WRITTEN TASK:
Quote the listing below in full and exactly as written, but omit every picture.

DATA SECTION:
____________________

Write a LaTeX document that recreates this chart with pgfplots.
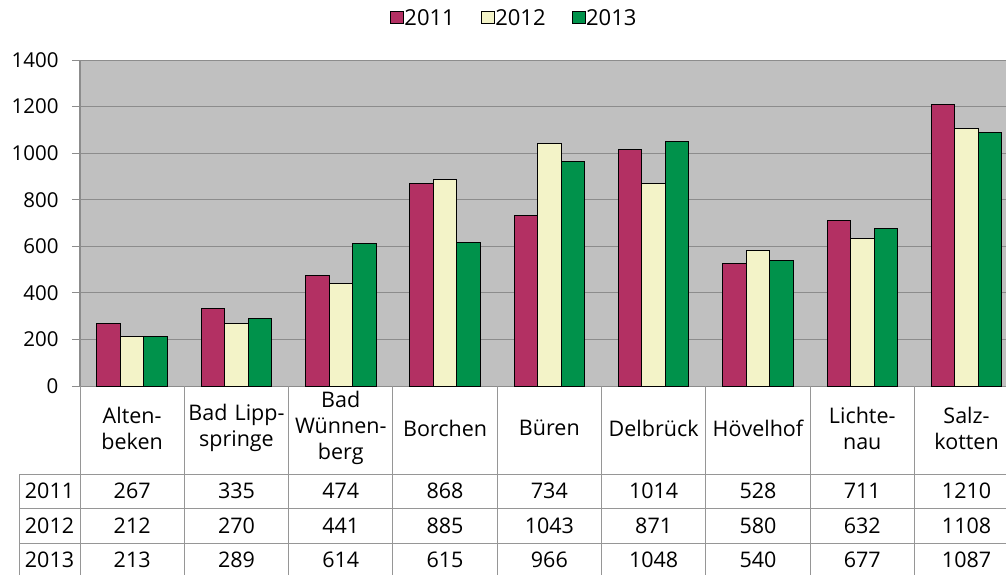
\documentclass[border=0pt]{standalone}
\usepackage{fontspec}
\setmainfont{Open Sans}
\usepackage{pgfplots}
\usepackage{pgfplotstable}
\pgfplotsset{compat=1.18}
\definecolor{cA}{RGB}{179,48,99}
\definecolor{cB}{RGB}{243,243,200}
\definecolor{cC}{RGB}{0,146,75}
\definecolor{bgc}{RGB}{192,192,192}
\definecolor{gridc}{RGB}{140,140,140}
\definecolor{tabc}{RGB}{150,150,150}
\pgfplotstableread{
x a b c
0 267 212 213
1 335 270 289
2 474 441 614
3 868 885 615
4 734 1043 966
5 1014 871 1048
6 528 580 540
7 711 632 677
8 1210 1108 1087
}\data
\newcommand\tabfont{\fontsize{21.5}{26}\selectfont}
\begin{document}
\begin{tikzpicture}[x=1pt,y=1pt]
\useasboundingbox (0,0) rectangle (1006,-574);
\begin{axis}[
  at={(80pt,-386pt)}, anchor=south west,
  scale only axis, width=938.7pt, height=326pt,
  xmin=-0.5, xmax=8.5, ymin=0, ymax=1400,
  ybar=0pt, bar width=23.5pt,
  axis background/.style={fill=bgc},
  ymajorgrids, grid style={gridc, line width=1pt},
  axis x line*=bottom, axis y line*=left,
  axis line style={gridc, line width=1pt},
  xtick={0,...,8},
  xticklabels={{Alten-\\beken},{Bad Lipp-\\springe},{Bad\\Wünnen-\\berg},Borchen,Büren,Delbrück,Hövelhof,{Lichte-\\nau},{Salz-\\kotten}},
  x tick label style={text width=102pt, align=center, font=\tabfont, anchor=center, yshift=-34pt},
  x tick style={draw=none},
  ytick={0,200,...,1400},
  y tick style={gridc, line width=1pt},
  tick align=outside, major tick length=8pt,
  /pgf/number format/assume math mode=true,
  /pgf/number format/1000 sep={},
  y tick label style={font=\fontsize{20.5}{24}\selectfont, xshift=-10pt},
  legend columns=3,
  legend style={at={(0.462,1.129)}, anchor=center, draw=none, fill=none,
    font=\fontsize{22}{26}\selectfont,
    /tikz/every even column/.append style={column sep=26pt},
    nodes={inner sep=0.5pt}},
  legend image code/.code={\draw[#1, line width=1pt] (0pt,-6pt) rectangle (12.5pt,6pt);},
]
\addplot[fill=cA, draw=black, line width=1pt] table[x=x,y=a]{\data};
\addplot[fill=cB, draw=black, line width=1pt] table[x=x,y=b]{\data};
\addplot[fill=cC, draw=black, line width=1pt] table[x=x,y=c]{\data};
\legend{2011,2012,2013}
\end{axis}
\foreach \k in {0,...,9} \draw[tabc, line width=1pt] ({80+104.3*\k},-386) -- ({80+104.3*\k},-580);
\draw[tabc, line width=1pt] (19,-474) -- (19,-580);
\foreach \yy in {474,508,543,577} \draw[tabc, line width=1pt] (19,-\yy) -- (1020,-\yy);
\foreach \lab/\yy in {2011/491,2012/525.5,2013/560} \node[font=\tabfont, inner sep=0pt] at (49.5,-\yy) {\lab};
\foreach \i in {0,...,8}{
  \foreach \col/\yy in {a/491,b/525.5,c/560}{
    \pgfplotstablegetelem{\i}{\col}\of\data
    \node[font=\tabfont, inner sep=0pt] at ({80+104.3*(\i+0.5)},-\yy) {\pgfplotsretval};
  }
}
\end{tikzpicture}
\end{document}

____________________

CORRECT OUTPUT:
Write a LaTeX document that recreates this chart with pgfplots.
\documentclass[border=0pt]{standalone}
\usepackage{fontspec}
\setmainfont{Open Sans}
\usepackage{pgfplots}
\usepackage{pgfplotstable}
\pgfplotsset{compat=1.18}
\definecolor{cA}{RGB}{179,48,99}
\definecolor{cB}{RGB}{243,243,200}
\definecolor{cC}{RGB}{0,146,75}
\definecolor{bgc}{RGB}{192,192,192}
\definecolor{gridc}{RGB}{140,140,140}
\definecolor{tabc}{RGB}{150,150,150}
\pgfplotstableread{
x a b c
0 267 212 213
1 335 270 289
2 474 441 614
3 868 885 615
4 734 1043 966
5 1014 871 1048
6 528 580 540
7 711 632 677
8 1210 1108 1087
}\data
\newcommand\tabfont{\fontsize{21.5}{26}\selectfont}
\begin{document}
\begin{tikzpicture}[x=1pt,y=1pt]
\useasboundingbox (0,0) rectangle (1006,-574);
\begin{axis}[
  at={(80pt,-386pt)}, anchor=south west,
  scale only axis, width=938.7pt, height=326pt,
  xmin=-0.5, xmax=8.5, ymin=0, ymax=1400,
  ybar=0pt, bar width=23.5pt,
  axis background/.style={fill=bgc},
  ymajorgrids, grid style={gridc, line width=1pt},
  axis x line*=bottom, axis y line*=left,
  axis line style={gridc, line width=1pt},
  xtick={0,...,8},
  xticklabels={{Alten-\\beken},{Bad Lipp-\\springe},{Bad\\Wünnen-\\berg},Borchen,Büren,Delbrück,Hövelhof,{Lichte-\\nau},{Salz-\\kotten}},
  x tick label style={text width=102pt, align=center, font=\tabfont, anchor=center, yshift=-34pt},
  x tick style={draw=none},
  ytick={0,200,...,1400},
  y tick style={gridc, line width=1pt},
  tick align=outside, major tick length=8pt,
  /pgf/number format/assume math mode=true,
  /pgf/number format/1000 sep={},
  y tick label style={font=\fontsize{20.5}{24}\selectfont, xshift=-10pt},
  legend columns=3,
  legend style={at={(0.462,1.129)}, anchor=center, draw=none, fill=none,
    font=\fontsize{22}{26}\selectfont,
    /tikz/every even column/.append style={column sep=26pt},
    nodes={inner sep=0.5pt}},
  legend image code/.code={\draw[#1, line width=1pt] (0pt,-6pt) rectangle (12.5pt,6pt);},
]
\addplot[fill=cA, draw=black, line width=1pt] table[x=x,y=a]{\data};
\addplot[fill=cB, draw=black, line width=1pt] table[x=x,y=b]{\data};
\addplot[fill=cC, draw=black, line width=1pt] table[x=x,y=c]{\data};
\legend{2011,2012,2013}
\end{axis}
\foreach \k in {0,...,9} \draw[tabc, line width=1pt] ({80+104.3*\k},-386) -- ({80+104.3*\k},-580);
\draw[tabc, line width=1pt] (19,-474) -- (19,-580);
\foreach \yy in {474,508,543,577} \draw[tabc, line width=1pt] (19,-\yy) -- (1020,-\yy);
\foreach \lab/\yy in {2011/491,2012/525.5,2013/560} \node[font=\tabfont, inner sep=0pt] at (49.5,-\yy) {\lab};
\foreach \i in {0,...,8}{
  \foreach \col/\yy in {a/491,b/525.5,c/560}{
    \pgfplotstablegetelem{\i}{\col}\of\data
    \node[font=\tabfont, inner sep=0pt] at ({80+104.3*(\i+0.5)},-\yy) {\pgfplotsretval};
  }
}
\end{tikzpicture}
\end{document}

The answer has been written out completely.